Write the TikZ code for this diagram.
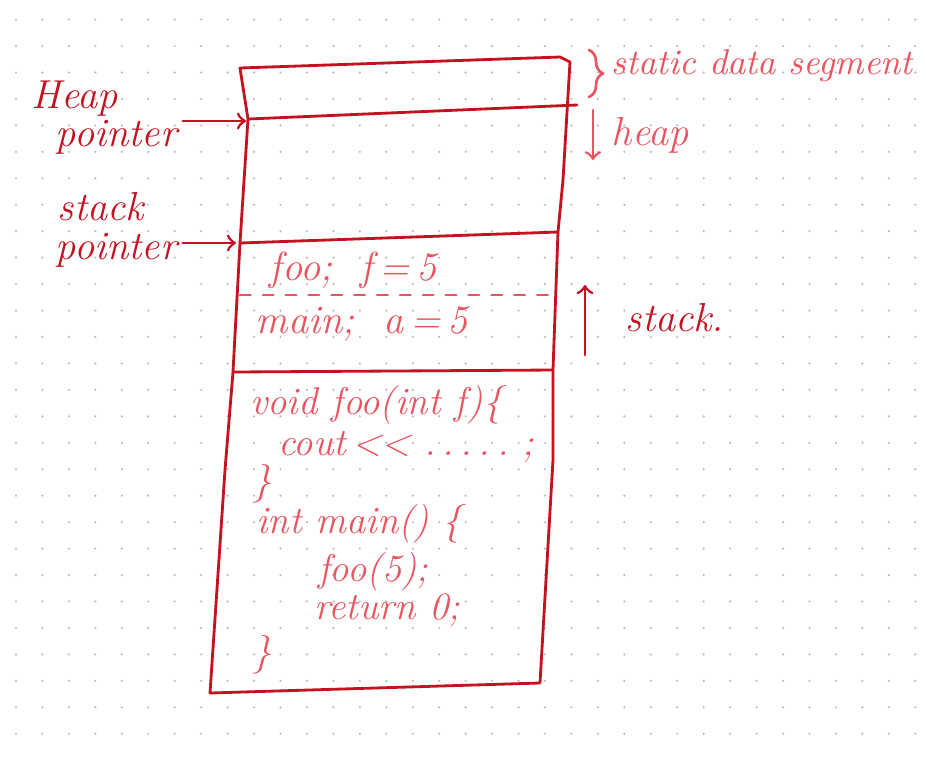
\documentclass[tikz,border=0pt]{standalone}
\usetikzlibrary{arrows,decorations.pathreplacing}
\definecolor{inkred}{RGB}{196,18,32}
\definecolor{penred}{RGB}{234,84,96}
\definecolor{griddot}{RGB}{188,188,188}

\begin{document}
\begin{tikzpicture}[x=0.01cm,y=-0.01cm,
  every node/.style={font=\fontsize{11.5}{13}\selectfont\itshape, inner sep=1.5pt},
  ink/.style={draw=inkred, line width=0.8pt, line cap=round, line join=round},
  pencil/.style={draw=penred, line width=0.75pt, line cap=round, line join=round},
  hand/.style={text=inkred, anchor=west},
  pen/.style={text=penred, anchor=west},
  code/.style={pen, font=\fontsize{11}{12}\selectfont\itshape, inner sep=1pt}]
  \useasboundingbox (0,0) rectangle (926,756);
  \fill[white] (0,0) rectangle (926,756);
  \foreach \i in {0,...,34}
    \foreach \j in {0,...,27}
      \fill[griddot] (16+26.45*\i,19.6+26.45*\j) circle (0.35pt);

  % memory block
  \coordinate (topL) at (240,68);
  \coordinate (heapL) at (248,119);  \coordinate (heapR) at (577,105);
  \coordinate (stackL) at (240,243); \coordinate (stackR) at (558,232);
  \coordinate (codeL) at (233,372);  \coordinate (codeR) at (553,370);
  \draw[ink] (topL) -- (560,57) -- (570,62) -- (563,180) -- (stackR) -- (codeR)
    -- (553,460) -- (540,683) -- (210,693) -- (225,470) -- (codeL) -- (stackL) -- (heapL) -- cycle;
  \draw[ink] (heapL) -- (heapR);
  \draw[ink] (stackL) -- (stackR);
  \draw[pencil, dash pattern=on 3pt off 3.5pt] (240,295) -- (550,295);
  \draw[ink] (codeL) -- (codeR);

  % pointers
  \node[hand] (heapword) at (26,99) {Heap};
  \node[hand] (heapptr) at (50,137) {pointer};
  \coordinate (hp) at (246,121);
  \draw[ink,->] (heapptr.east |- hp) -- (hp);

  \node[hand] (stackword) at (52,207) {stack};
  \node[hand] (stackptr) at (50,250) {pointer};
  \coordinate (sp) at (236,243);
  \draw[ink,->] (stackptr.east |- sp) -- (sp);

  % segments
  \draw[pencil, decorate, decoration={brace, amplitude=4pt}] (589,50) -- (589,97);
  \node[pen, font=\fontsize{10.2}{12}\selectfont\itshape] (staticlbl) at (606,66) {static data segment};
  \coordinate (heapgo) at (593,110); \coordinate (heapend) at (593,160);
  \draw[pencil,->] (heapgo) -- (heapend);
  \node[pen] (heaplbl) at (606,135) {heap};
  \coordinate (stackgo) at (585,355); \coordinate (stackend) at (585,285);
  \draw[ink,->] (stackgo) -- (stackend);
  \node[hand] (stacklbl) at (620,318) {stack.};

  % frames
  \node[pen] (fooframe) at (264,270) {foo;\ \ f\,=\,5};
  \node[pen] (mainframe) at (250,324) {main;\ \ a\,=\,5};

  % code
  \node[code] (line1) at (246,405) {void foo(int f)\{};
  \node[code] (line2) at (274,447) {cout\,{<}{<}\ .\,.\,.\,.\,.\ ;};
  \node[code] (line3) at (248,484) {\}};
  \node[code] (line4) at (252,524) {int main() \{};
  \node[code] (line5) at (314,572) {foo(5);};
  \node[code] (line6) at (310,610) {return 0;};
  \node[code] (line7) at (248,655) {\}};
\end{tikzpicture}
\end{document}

# # # #

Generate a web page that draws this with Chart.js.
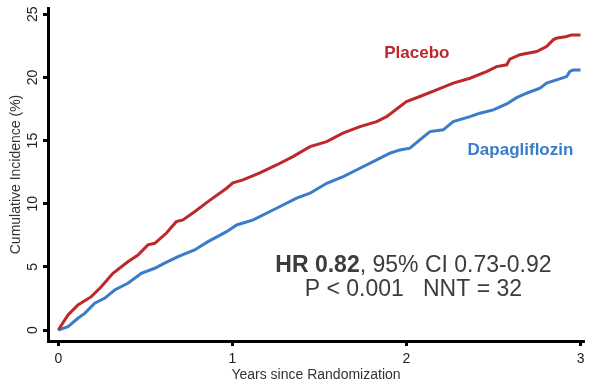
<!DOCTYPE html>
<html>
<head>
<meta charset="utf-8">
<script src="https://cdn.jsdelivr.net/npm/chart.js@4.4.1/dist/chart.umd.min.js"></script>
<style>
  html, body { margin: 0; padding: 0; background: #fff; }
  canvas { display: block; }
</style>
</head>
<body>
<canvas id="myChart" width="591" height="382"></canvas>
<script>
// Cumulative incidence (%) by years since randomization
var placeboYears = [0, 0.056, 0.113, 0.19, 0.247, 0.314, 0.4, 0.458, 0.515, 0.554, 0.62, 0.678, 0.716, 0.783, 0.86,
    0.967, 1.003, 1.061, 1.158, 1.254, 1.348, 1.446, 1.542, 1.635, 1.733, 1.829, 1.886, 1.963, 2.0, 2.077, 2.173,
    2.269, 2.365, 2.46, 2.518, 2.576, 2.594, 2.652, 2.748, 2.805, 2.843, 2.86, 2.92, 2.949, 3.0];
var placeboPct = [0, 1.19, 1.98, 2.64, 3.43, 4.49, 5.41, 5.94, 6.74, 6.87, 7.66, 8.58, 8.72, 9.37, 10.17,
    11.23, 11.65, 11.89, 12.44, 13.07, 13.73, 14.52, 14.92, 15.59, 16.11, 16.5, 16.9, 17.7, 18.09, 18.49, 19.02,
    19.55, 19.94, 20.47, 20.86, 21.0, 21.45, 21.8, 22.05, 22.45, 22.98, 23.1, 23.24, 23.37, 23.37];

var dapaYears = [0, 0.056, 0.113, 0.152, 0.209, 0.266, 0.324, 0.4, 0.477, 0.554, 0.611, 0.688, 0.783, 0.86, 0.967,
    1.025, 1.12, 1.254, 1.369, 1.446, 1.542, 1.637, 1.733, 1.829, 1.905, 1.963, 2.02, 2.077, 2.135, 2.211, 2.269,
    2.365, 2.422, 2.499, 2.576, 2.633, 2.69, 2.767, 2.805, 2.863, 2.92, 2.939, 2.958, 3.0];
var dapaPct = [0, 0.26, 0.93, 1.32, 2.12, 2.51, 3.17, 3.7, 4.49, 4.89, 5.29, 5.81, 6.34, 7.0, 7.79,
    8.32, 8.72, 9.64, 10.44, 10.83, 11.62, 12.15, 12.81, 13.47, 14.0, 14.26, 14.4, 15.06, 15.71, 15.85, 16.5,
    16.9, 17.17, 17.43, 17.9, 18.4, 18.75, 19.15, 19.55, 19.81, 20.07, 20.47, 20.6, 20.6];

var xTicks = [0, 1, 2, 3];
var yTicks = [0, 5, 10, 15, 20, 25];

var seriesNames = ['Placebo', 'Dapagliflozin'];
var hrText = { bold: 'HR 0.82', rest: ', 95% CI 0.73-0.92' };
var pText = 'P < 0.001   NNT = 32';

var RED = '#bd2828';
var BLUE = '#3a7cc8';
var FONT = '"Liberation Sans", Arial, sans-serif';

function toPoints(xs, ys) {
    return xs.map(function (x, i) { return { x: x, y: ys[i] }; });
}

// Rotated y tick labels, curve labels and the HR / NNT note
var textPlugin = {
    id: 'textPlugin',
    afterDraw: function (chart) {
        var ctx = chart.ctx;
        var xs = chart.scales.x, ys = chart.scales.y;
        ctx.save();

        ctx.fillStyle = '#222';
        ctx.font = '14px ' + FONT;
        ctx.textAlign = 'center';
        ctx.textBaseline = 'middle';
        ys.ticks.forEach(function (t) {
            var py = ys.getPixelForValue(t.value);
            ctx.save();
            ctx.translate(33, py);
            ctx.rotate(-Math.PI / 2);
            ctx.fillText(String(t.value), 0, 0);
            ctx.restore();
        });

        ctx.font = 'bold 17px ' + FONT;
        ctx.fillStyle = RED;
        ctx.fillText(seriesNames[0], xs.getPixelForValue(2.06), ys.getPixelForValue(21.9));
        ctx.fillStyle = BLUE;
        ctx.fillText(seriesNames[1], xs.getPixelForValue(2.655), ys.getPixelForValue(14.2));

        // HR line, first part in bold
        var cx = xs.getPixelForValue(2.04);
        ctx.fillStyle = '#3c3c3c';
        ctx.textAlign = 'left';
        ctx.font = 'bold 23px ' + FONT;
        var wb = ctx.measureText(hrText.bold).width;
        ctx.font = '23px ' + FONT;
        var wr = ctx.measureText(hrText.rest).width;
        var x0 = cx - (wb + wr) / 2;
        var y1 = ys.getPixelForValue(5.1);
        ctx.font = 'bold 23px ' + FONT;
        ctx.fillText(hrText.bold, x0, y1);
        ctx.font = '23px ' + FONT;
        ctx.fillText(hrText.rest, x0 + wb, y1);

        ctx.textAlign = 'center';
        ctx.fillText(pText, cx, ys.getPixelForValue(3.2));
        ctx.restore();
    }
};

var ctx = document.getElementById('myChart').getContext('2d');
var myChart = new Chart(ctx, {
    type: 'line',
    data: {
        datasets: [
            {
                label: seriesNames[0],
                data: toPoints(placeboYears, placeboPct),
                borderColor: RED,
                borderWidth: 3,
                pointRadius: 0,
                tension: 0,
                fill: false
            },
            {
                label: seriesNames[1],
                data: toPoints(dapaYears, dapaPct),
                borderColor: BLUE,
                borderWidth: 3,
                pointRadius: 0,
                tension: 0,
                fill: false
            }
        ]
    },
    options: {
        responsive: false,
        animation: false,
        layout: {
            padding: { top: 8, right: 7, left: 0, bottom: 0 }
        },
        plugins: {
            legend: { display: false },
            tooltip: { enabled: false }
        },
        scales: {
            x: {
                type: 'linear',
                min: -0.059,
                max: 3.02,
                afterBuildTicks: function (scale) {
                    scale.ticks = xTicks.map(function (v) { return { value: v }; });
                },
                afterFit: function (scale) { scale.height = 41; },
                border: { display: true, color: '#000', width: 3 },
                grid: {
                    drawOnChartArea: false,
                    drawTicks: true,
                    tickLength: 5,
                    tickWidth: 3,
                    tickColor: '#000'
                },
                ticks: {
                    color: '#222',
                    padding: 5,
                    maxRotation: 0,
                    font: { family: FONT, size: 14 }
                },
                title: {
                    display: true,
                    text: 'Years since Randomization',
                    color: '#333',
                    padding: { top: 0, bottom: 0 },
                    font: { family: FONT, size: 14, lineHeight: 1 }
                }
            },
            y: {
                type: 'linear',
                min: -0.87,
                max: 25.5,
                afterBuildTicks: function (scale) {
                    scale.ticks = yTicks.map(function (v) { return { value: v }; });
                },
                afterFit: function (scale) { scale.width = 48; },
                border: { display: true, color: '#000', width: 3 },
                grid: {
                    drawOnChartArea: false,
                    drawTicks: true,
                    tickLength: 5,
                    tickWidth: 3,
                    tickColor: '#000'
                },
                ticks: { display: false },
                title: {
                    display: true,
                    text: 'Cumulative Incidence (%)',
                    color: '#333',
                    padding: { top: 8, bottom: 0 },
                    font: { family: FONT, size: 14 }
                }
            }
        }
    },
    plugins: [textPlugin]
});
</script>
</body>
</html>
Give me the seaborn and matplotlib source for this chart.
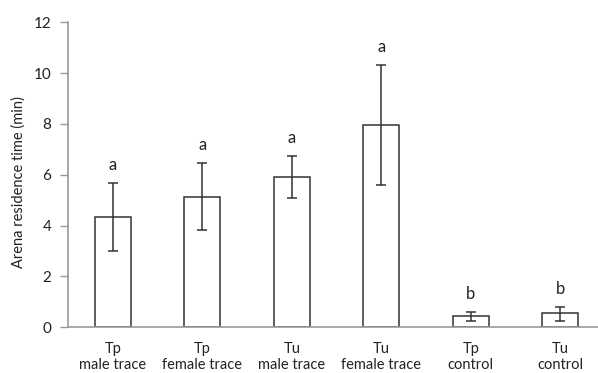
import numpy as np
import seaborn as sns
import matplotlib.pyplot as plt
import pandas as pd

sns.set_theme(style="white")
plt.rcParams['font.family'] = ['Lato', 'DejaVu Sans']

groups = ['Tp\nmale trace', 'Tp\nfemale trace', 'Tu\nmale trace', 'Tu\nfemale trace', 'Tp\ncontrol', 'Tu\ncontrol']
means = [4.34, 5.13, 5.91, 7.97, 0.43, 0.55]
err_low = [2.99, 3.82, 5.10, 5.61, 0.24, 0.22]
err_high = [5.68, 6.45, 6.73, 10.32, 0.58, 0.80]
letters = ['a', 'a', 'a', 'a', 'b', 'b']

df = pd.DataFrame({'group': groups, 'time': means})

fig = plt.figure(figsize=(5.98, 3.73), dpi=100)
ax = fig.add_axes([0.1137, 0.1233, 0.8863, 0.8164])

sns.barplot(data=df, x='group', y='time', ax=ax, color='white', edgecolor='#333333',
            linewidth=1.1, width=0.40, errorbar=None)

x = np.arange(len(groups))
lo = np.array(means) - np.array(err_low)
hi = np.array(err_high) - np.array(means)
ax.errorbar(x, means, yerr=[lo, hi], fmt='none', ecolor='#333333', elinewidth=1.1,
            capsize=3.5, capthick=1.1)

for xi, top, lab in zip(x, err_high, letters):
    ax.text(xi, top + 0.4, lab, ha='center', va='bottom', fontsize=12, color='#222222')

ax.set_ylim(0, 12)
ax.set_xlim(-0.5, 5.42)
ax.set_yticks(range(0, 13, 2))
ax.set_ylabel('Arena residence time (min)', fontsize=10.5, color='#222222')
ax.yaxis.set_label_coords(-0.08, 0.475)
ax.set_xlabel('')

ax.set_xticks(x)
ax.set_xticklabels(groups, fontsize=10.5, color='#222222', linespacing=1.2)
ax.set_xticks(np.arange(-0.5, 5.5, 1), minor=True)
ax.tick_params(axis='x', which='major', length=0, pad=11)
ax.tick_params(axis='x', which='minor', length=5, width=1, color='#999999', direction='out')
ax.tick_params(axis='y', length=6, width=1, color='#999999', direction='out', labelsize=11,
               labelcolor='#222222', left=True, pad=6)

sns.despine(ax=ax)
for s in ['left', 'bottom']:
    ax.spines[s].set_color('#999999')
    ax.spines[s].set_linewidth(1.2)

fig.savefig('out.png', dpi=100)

# # # #

[Exercise details]:
Omit the pictures. Extract exactly the lines that begin with the one holding "Give me the" and end with the one holding "fig.savefig('out.png', dpi=100)", inclusive.

[Output]:
Give me the seaborn and matplotlib source for this chart.
import numpy as np
import seaborn as sns
import matplotlib.pyplot as plt
import pandas as pd

sns.set_theme(style="white")
plt.rcParams['font.family'] = ['Lato', 'DejaVu Sans']

groups = ['Tp\nmale trace', 'Tp\nfemale trace', 'Tu\nmale trace', 'Tu\nfemale trace', 'Tp\ncontrol', 'Tu\ncontrol']
means = [4.34, 5.13, 5.91, 7.97, 0.43, 0.55]
err_low = [2.99, 3.82, 5.10, 5.61, 0.24, 0.22]
err_high = [5.68, 6.45, 6.73, 10.32, 0.58, 0.80]
letters = ['a', 'a', 'a', 'a', 'b', 'b']

df = pd.DataFrame({'group': groups, 'time': means})

fig = plt.figure(figsize=(5.98, 3.73), dpi=100)
ax = fig.add_axes([0.1137, 0.1233, 0.8863, 0.8164])

sns.barplot(data=df, x='group', y='time', ax=ax, color='white', edgecolor='#333333',
            linewidth=1.1, width=0.40, errorbar=None)

x = np.arange(len(groups))
lo = np.array(means) - np.array(err_low)
hi = np.array(err_high) - np.array(means)
ax.errorbar(x, means, yerr=[lo, hi], fmt='none', ecolor='#333333', elinewidth=1.1,
            capsize=3.5, capthick=1.1)

for xi, top, lab in zip(x, err_high, letters):
    ax.text(xi, top + 0.4, lab, ha='center', va='bottom', fontsize=12, color='#222222')

ax.set_ylim(0, 12)
ax.set_xlim(-0.5, 5.42)
ax.set_yticks(range(0, 13, 2))
ax.set_ylabel('Arena residence time (min)', fontsize=10.5, color='#222222')
ax.yaxis.set_label_coords(-0.08, 0.475)
ax.set_xlabel('')

ax.set_xticks(x)
ax.set_xticklabels(groups, fontsize=10.5, color='#222222', linespacing=1.2)
ax.set_xticks(np.arange(-0.5, 5.5, 1), minor=True)
ax.tick_params(axis='x', which='major', length=0, pad=11)
ax.tick_params(axis='x', which='minor', length=5, width=1, color='#999999', direction='out')
ax.tick_params(axis='y', length=6, width=1, color='#999999', direction='out', labelsize=11,
               labelcolor='#222222', left=True, pad=6)

sns.despine(ax=ax)
for s in ['left', 'bottom']:
    ax.spines[s].set_color('#999999')
    ax.spines[s].set_linewidth(1.2)

fig.savefig('out.png', dpi=100)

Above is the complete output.